Prompt =
Copy each line in the data that includes the word "standalone".

Dataset records =
###
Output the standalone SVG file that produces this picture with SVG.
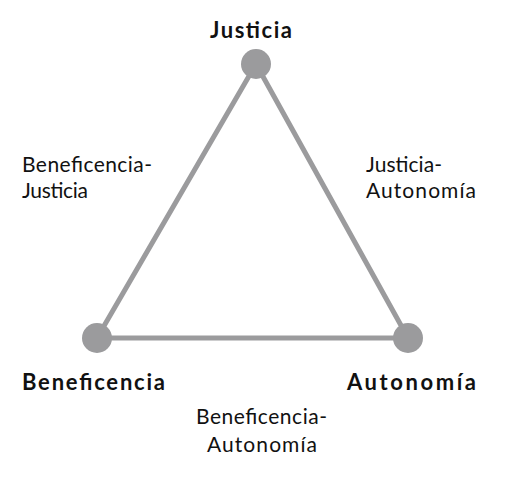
###
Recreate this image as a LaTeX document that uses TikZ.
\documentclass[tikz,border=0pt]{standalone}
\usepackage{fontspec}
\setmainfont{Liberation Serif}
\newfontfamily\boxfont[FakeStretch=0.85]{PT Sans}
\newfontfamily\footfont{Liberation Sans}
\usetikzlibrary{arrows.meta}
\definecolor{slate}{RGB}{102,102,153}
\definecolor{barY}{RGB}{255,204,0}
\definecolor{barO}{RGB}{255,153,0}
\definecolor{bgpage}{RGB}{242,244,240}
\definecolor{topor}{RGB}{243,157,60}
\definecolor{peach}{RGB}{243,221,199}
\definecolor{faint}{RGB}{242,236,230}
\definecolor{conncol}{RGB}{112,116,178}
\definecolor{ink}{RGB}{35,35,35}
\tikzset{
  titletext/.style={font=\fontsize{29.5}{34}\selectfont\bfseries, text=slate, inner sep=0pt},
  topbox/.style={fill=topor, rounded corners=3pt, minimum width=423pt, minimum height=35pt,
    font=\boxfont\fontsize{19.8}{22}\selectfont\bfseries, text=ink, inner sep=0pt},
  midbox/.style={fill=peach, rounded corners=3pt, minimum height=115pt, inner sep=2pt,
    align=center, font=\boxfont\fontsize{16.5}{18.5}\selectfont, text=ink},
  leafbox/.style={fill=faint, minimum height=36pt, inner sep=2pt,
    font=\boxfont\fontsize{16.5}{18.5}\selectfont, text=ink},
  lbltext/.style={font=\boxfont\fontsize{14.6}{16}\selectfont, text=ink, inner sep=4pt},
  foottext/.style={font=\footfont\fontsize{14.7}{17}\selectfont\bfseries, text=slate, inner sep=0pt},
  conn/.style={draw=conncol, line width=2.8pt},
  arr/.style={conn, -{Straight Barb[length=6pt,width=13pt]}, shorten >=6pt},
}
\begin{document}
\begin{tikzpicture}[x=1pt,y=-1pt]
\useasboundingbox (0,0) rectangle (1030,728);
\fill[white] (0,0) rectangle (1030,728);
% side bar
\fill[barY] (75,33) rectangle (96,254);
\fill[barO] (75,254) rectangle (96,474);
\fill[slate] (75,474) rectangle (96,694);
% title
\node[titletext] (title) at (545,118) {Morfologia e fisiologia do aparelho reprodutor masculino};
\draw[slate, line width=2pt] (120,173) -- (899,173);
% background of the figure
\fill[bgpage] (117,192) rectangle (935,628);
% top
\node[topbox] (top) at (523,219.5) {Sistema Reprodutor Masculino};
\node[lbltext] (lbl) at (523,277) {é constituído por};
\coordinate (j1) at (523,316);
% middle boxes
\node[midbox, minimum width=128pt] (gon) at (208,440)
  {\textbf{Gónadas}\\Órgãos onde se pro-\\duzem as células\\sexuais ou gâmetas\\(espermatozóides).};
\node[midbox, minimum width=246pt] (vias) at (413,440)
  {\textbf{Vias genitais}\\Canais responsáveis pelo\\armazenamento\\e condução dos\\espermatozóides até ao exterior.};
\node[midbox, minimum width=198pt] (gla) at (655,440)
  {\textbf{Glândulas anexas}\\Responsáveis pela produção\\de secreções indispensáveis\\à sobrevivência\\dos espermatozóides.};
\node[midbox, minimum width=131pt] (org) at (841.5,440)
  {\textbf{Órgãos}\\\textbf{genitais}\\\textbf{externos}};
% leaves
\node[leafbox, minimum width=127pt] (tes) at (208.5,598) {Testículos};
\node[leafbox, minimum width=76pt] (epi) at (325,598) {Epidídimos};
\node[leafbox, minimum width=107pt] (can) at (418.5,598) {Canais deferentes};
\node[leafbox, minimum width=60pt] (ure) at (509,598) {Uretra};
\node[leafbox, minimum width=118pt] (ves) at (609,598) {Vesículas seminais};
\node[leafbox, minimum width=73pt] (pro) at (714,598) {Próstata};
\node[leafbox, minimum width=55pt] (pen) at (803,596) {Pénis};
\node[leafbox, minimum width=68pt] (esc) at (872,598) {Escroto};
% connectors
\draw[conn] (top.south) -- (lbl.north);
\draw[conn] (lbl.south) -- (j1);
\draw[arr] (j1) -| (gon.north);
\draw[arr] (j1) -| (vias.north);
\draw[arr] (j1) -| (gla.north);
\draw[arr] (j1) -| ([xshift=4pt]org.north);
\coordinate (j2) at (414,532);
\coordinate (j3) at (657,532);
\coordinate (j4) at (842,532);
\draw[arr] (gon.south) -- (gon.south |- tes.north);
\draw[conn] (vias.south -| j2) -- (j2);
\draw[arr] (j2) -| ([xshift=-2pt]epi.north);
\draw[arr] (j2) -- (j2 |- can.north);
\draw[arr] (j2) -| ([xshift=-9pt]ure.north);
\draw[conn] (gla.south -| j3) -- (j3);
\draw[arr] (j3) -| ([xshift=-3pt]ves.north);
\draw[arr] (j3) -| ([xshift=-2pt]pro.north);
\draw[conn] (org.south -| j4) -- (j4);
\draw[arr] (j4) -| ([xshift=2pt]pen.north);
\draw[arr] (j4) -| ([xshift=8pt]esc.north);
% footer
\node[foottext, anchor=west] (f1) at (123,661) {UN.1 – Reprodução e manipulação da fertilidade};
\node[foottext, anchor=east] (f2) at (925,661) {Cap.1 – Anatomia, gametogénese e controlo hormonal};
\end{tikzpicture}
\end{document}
###
Solution to this exercise =
Output the standalone SVG file that produces this picture with SVG.
\documentclass[tikz,border=0pt]{standalone}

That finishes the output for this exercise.